Asian Paints loses colour on high marketing spend, stock falls 2.3%

The Asian Paints stock, which was under pressure on Thursday given the expectations of a weak March 2019 quarter, closed 2.3 per cent lower at Rs 1,355.8 apiece as its results came below the Street’s expectations. 

The paint leader clocked 11.7 per cent year-on-year (YoY)  growth in net operating revenue to Rs 5,018 crore, against the Bloomberg consensus estimate of Rs 5,223 crore. Net profit declined by 1.7 per cent to Rs 487.5 crore, which was 19 per cent lower than the Street’s estimates.

Higher advertising and promotional spends weighed on the overall performance of the company, even as volume growth at 11-12 per cent was not disappointing. 

However, heightened competitive intensity in the industry led the company to offer higher rebates and discounts, which restricted the growth in realisation despite cumulative price hikes of 7 per cent in FY19.

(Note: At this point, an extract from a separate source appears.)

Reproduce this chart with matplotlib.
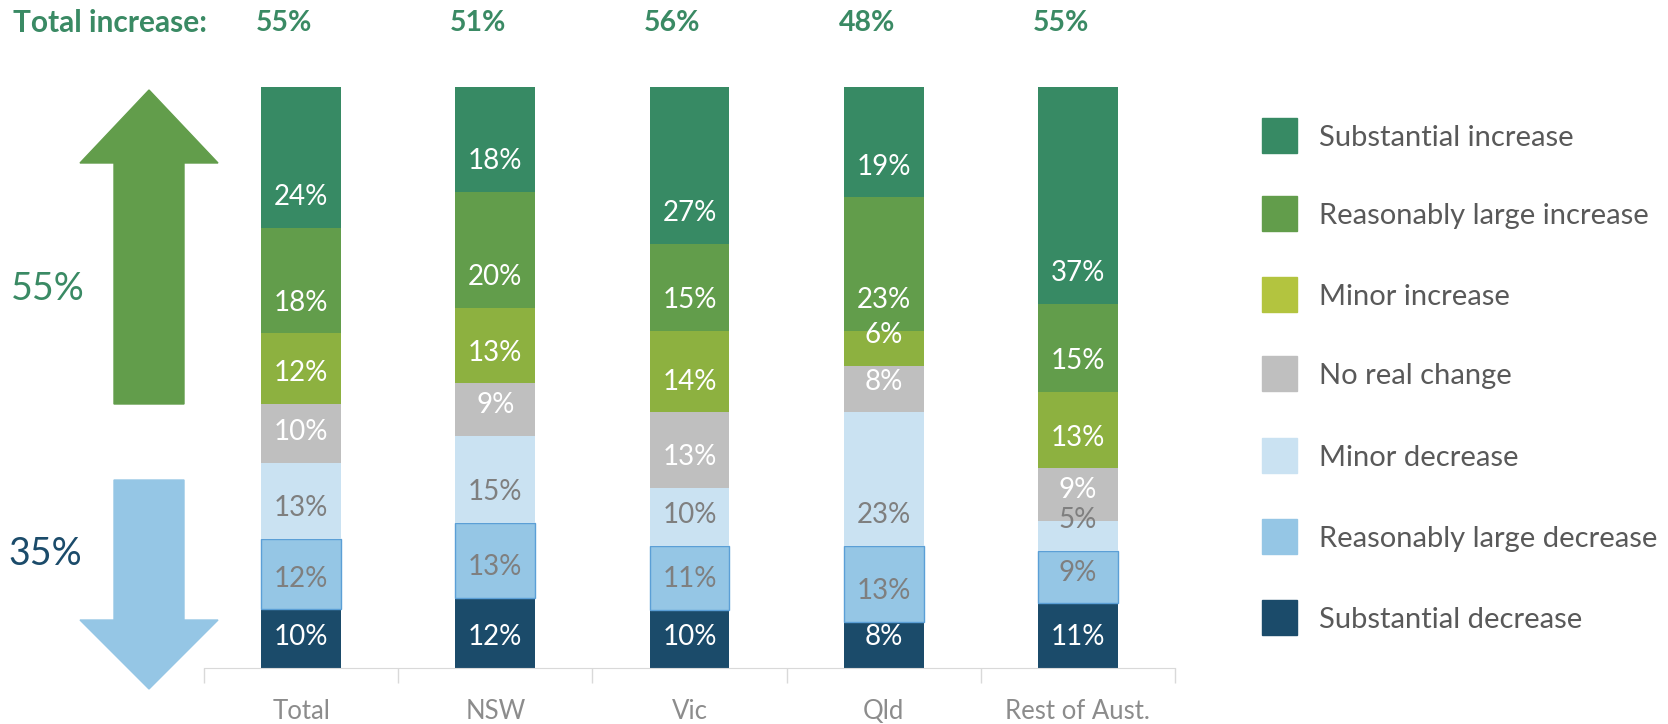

This, along with a higher share of low-margin products and higher raw material prices, impacted Asian Paints’ margin profile and earnings. 

Low-margin products such as putty grew at a comparatively faster pace than the premium ones. 

While the gross profit margin contracted by 168 basis points YoY to 41.6 per cent, the Ebitda (earnings before interest, tax, depreciation and amortisation) margin plunged 233 basis points to 16.4 per cent. 

The Ebitda margin was below analysts’ estimates of 18-19 per cent, and the lowest since the March 2015 quarter. The company purchases key raw material such as titanium dioxide from the US and Taiwan, which were up around 9 per cent YoY, said an analyst. 

There was pressure on the operating margin across all its segments. While the home improvement segment continued to report losses in the March 2019 quarter, segment (profit before interest and tax) margin from the paints segment plunged 282 basis points YoY to 16.4 per cent. 

The management told analysts that challenges on a macro level and the monsoon will have a bearing on the demand situation. 

Therefore, the focus will be on how the company balances volume growth, pricing and profitability. The stock is currently trading at 47 times its FY20 estimated earnings.